First generate some sample data:
x_edge = linspace(-5,27,33)
y_edge = linspace(-7,7,15)
x_center = 0.5*(x_edge[:-1] + x_edge[1:])
y_center = 0.5*(y_edge[:-1] + y_edge[1:])
X,Y = meshgrid(x_center,y_center)
pts_chosen = where(abs(X-Y**2) < 4., 1, 0)
pts_chosen = where(logical_or(X>24, Y<-4), 0, pts_chosen)
pcolorcells(x_edge,y_edge,pts_chosen, cmap=cm.Blues,
edgecolor=[.8,.8,.8], linewidth=0.1)
The array pts_chosen has been defined with the value 1 in the dark blue cells in the figure above, and 0 elsewhere.

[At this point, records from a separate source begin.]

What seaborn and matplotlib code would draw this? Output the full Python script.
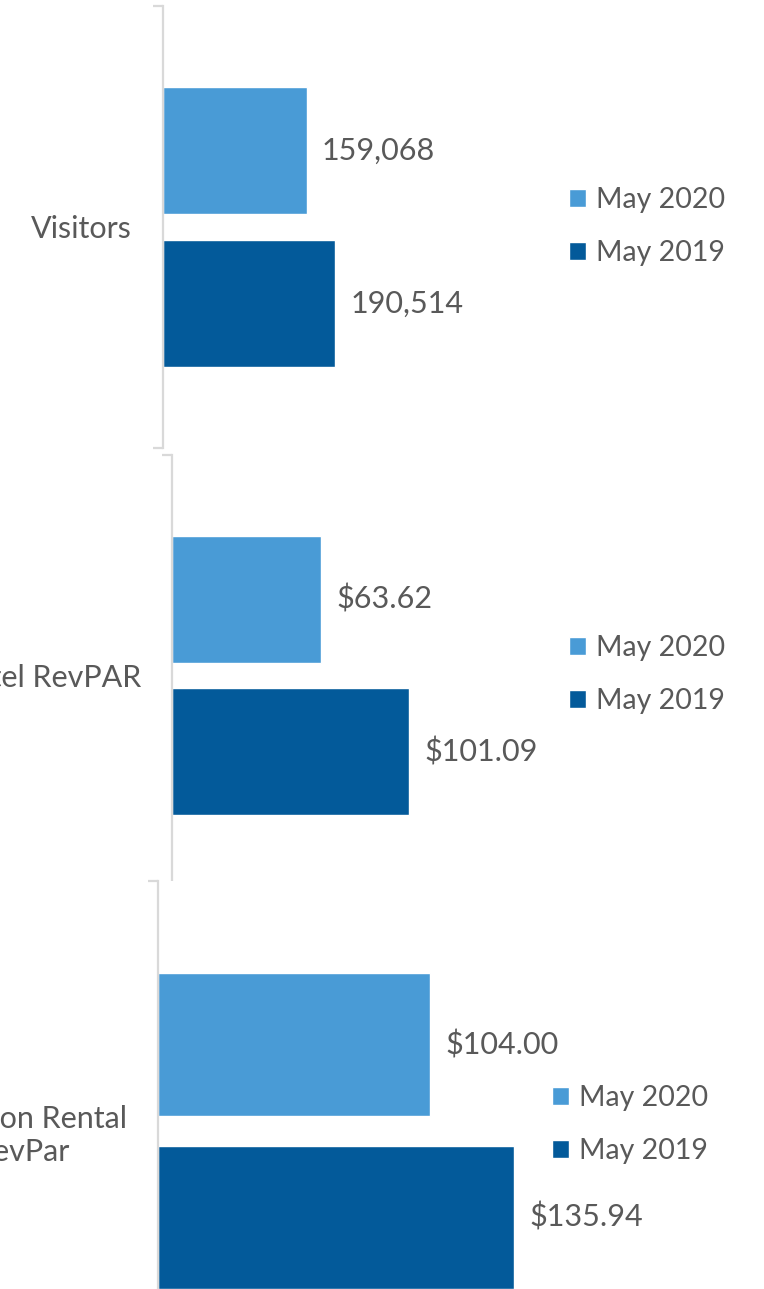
import numpy as np
import pandas as pd
import matplotlib
matplotlib.use("Agg")
import matplotlib.pyplot as plt
import seaborn as sns

# Data
metrics = ["Visitors", "Hotel RevPAR", "Vacation Rental\nRevPar"]
periods = ["May 2020", "May 2019"]
may_2020 = [159068, 63.62, 104.00]
may_2019 = [190514, 101.09, 135.94]
value_formats = ["{:,.0f}", "${:,.2f}", "${:,.2f}"]

df = pd.DataFrame({
    "Metric": np.repeat(metrics, 2),
    "Period": periods * len(metrics),
    "Value": [v for pair in zip(may_2020, may_2019) for v in pair],
})

# Styling
sns.set_theme(style="white")
plt.rcParams["font.family"] = ["Lato", "DejaVu Sans"]
TEXT = "#595959"
AXIS = "#D9D9D9"
palette = {"May 2020": "#499BD6", "May 2019": "#035A9A"}

W, H = 764, 1289
fig = plt.figure(figsize=(W / 100, H / 100), dpi=100)

# panel layout in pixels: spine x, top y, bottom y, px per unit, x max, legend x, legend y
panels = [
    (162.5, 6, 448, 9.07e-4, 600000, 569, 226.5),
    (172.3, 455, 896, 2.344, 250, 569, 674.5),
    (157.5, 881, 1381, 2.62, 230, 552, 1124.5),
]

for metric, fmt, (x0, y0, y1, scale, xmax, lx, ly) in zip(metrics, value_formats, panels):
    width_px = xmax * scale
    ax = fig.add_axes([x0 / W, 1 - y1 / H, width_px / W, (y1 - y0) / H])
    sub = df[df["Metric"] == metric]
    sns.barplot(data=sub, y="Metric", x="Value", hue="Period", hue_order=periods,
                palette=palette, orient="h", width=0.692, gap=0.17,
                saturation=1, ax=ax)
    ax.set_xlim(0, xmax)
    ax.set_ylim(0.5, -0.5)
    ax.set_xlabel("")
    ax.set_ylabel("")
    ax.xaxis.set_visible(False)
    for side in ["top", "right", "bottom"]:
        ax.spines[side].set_visible(False)
    ax.spines["left"].set_color(AXIS)
    ax.spines["left"].set_linewidth(1.6)

    # category label and boundary ticks
    ax.set_yticks([0])
    ax.set_yticklabels([metric])
    ax.set_yticks([-0.5, 0.5], minor=True)
    ax.tick_params(axis="y", which="major", length=0, pad=22, labelsize=22, labelcolor=TEXT)
    ax.tick_params(axis="y", which="minor", length=7, width=1.6, color=AXIS, direction="out", left=True)
    for lab in ax.get_yticklabels():
        lab.set_multialignment("center")

    # value labels
    for cont, vals in zip(ax.containers, [[v] for v in sub["Value"]]):
        ax.bar_label(cont, labels=[fmt.format(v) for v in vals], padding=11,
                     fontsize=22, color=TEXT)

    handles, labels = ax.get_legend_handles_labels()
    ax.legend(handles, labels, loc="center left",
              bbox_to_anchor=(lx / W, 1 - ly / H), bbox_transform=fig.transFigure,
              frameon=False, borderaxespad=0, borderpad=0, fontsize=20.5,
              handlelength=0.6, handleheight=0.6, handletextpad=0.36,
              labelspacing=0.95, labelcolor=TEXT)

fig.savefig("out.png", dpi=100)
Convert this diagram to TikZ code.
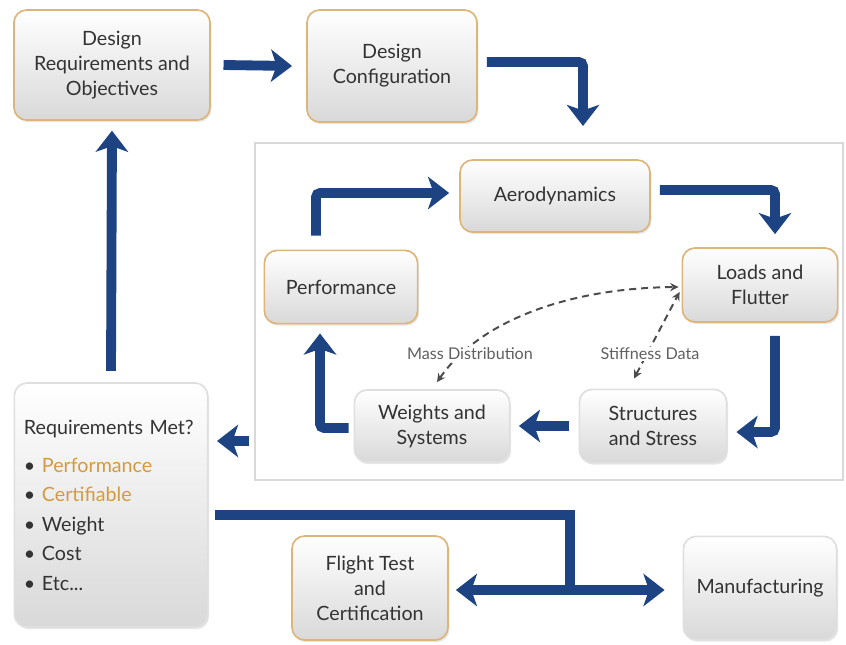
\documentclass[tikz,border=0pt]{standalone}
\usepackage{fontspec}
\setmainfont{Lato}
\usetikzlibrary{arrows.meta,shadows}
\definecolor{navy}{HTML}{1D4382}
\definecolor{tan}{HTML}{DDB57A}
\definecolor{ink}{HTML}{333333}
\definecolor{gold}{HTML}{D59A3F}
\tikzset{
  box/.style={draw=tan, line width=1.2pt, rounded corners=9pt, top color=white,
    bottom color=gray!30, text=ink, align=center,
    font=\fontsize{14}{17.8}\selectfont,
    drop shadow={opacity=0.2, shadow xshift=1pt, shadow yshift=-1.5pt}},
  greybox/.style={box, draw=gray!25},
  flow/.style={draw=navy, line width=7pt, rounded corners=3pt,
    -{Stealth[length=15pt,width=23pt,inset=4pt]}},
  data/.style={draw=gray!60!black, line width=1.4pt, dash pattern=on 5pt off 3.5pt,
    {Stealth[length=6pt,width=6pt]}-{Stealth[length=6pt,width=6pt]}},
  tag/.style={fill=white, text=gray!75!black, font=\fontsize{11.5}{13}\selectfont, inner sep=1pt}
}
\begin{document}
\begin{tikzpicture}[x=0.025cm, y=-0.025cm]
      \useasboundingbox (0,0) rectangle (846,644);
      \draw[gray!30, line width=0.8pt] (255,143) rectangle (843,480);
      \node[box, minimum width=4.9cm, minimum height=2.75cm] (dro) at (112,65)
        {Design\\Requirements and\\Objectives};
      \node[box, minimum width=4.25cm, minimum height=2.8cm] (cfg) at (392,66)
        {Design\\Configuration};
      \node[box, minimum width=4.75cm, minimum height=1.8cm] (aero) at (555,196) {Aerodynamics};
      \node[box, minimum width=3.83cm, minimum height=1.83cm] (perf) at (341,287) {Performance};
      \node[box, minimum width=3.88cm, minimum height=1.85cm] (loads) at (760,285) {Loads and\\Flutter};
      \node[greybox, minimum width=3.88cm, minimum height=1.8cm] (wts) at (432,426) {Weights and\\Systems};
      \node[greybox, minimum width=3.68cm, minimum height=1.83cm] (str) at (653,426) {Structures\\and Stress};
      \node[greybox, align=left, text width=4.35cm, inner xsep=0.24cm, minimum height=6.1cm,
        font=\fontsize{14}{21}\selectfont] (req) at (111,505)
        {\mbox{Requirements Met?}\\[6pt]
         \textbullet\ \textcolor{gold}{Performance}\\
         \textbullet\ \textcolor{gold}{Certifiable}\\
         \textbullet\ Weight\\
         \textbullet\ Cost\\
         \textbullet\ Etc...};
      \node[box, minimum width=3.9cm, minimum height=2.6cm] (flt) at (370,588)
        {Flight Test\\and\\Certification};
      \node[greybox, minimum width=3.83cm, minimum height=2.58cm] (mfg) at (760,588) {Manufacturing};
      \coordinate (fin) at (583,126);
      \coordinate (fb) at (249,441);
      \coordinate (fe) at (217,441);
      \coordinate (hub) at (570,590);
      \begin{scope}
        \draw[flow] ([xshift=9pt]dro.east) -- ([xshift=-10pt]cfg.west);
        \draw[flow] ([shift={(9,-4)}]cfg.east) -| (fin);
        \draw[flow] ([shift={(-25,-14)}]perf.north) |- ([shift={(-10,-3)}]aero.west);
        \draw[flow] ([shift={(9,-6)}]aero.east) -| ([shift={(15,-13)}]loads.north);
        \draw[flow] ([shift={(15,13)}]loads.south) |- ([shift={(9,6)}]str.east);
        \draw[flow] ([xshift=-7pt]str.west) -- ([xshift=6pt]wts.east);
        \draw[flow] ([shift={(-5,2)}]wts.west) -| ([shift={(-21,9)}]perf.south);
        \draw[flow] (fb) -- (fe);
        \draw[flow] ([yshift=8pt]req.north) -- ([yshift=-7pt]dro.south);
        \draw[navy, line width=7pt] ([shift={(7,10)}]req.east) -| (hub);
        \draw[flow, {Stealth[length=15pt,width=23pt,inset=4pt]}-{Stealth[length=15pt,width=23pt,inset=4pt]}]
          ([shift={(7,2)}]flt.east) -- ([shift={(-18,2)}]mfg.west);
      \end{scope}
      \draw[data] ([shift={(5,-7)}]wts.north) .. controls (480,320) and (570,288) .. ([shift={(-3,2)}]loads.west);
      \draw[data] ([shift={(-19,-10)}]str.north) -- ([shift={(-2,7)}]loads.west);
      \node[tag] (mass) at (470,354) {Mass Distribution};
      \node[tag] (stiff) at (650,354) {Stiffness Data};
    \end{tikzpicture}
\end{document}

In this case the points can be covered by a Ruled Rectangle with ixy = ‘y’ most efficiently, giving a polygon that covers only the selected points. Note we use method = 0 to generate a Ruled Rectangle that covers all the grid cells:
rr = region_tools.ruledrectangle_covering_selected_points(x_center, y_center,
pts_chosen, ixy='y', method=0,
verbose=True)
pcolorcells(x_edge,y_edge,pts_chosen, cmap=cm.Blues,
edgecolor=[.8,.8,.8], linewidth=0.1)
xv,yv = rr.vertices()
plot(xv,yv,'r',label='Ruled Rectangle')
legend(loc='lower right')
title('With ixy=2 and method=0');
Extending rectangles to cover grid cells
RuledRectangle covers 80 grid points
By contrast, if we use ixy = ‘x’, the minimal Ruled Rectangle covering the selected cells will also cover a number of cells that were not selected:
rr = region_tools.ruledrectangle_covering_selected_points(x_center, y_center,
pts_chosen, ixy='x', method=0,
verbose=True)
pcolorcells(x_edge,y_edge,pts_chosen, cmap=cm.Blues,
edgecolor=[.8,.8,.8], linewidth=0.1)
xv,yv = rr.vertices()
plot(xv,yv,'r',label='Ruled Rectangle')
legend(loc='lower right')
title('With ixy=1 and method=0');
Extending rectangles to cover grid cells
RuledRectangle covers 129 grid points
Note that if we use method = 1 then the Ruled Rectangle covers the center of each cell but not the entire grid cell for cells near the boundary:
rr = region_tools.ruledrectangle_covering_selected_points(x_center, y_center,
pts_chosen, ixy='y', method=1,
verbose=True)
pcolorcells(x_edge,y_edge,pts_chosen, cmap=cm.Blues,
edgecolor=[.8,.8,.8], linewidth=0.1)
xv,yv = rr.vertices()
plot(xv,yv,'r',label='Ruled Rectangle')
legend(loc='lower right')
title('With ixy=2 and method=1');
RuledRectangle covers 63 grid points
With ixy=’x’ and method=1 the Ruled Rectangle degenerates in the upper right corner to a line segment that covers only the cell centers:
rr = region_tools.ruledrectangle_covering_selected_points(x_center, y_center,
pts_chosen, ixy='x', method=1,
verbose=True)
pcolorcells(x_edge,y_edge,pts_chosen, cmap=cm.Blues,
edgecolor=[.8,.8,.8], linewidth=0.1)
xv,yv = rr.vertices()
plot(xv,yv,'r',label='Ruled Rectangle')
legend(loc='lower right')
title('With ixy=1 and method=1');
RuledRectangle covers 100 grid points
Example covering the continental shelf¶
The figure below shows a Ruled Rectangle that roughly covers the
continental shelf offshore of Vancouver Island and Washington state. The
region may need to be refined to a higher level than the deeper ocean in
order to capture shoaling tsunami waves interacting with the shelf
topography. This region was defined by first selecting a set of points
from etopo1 topography satisfying certain constraints on elevation using
the marching front algorithm described in Marching Front algorithm,
and then using the region_tools.ruledrectangle_covering_selected_points
function to build a Ruled Rectangle covering these points.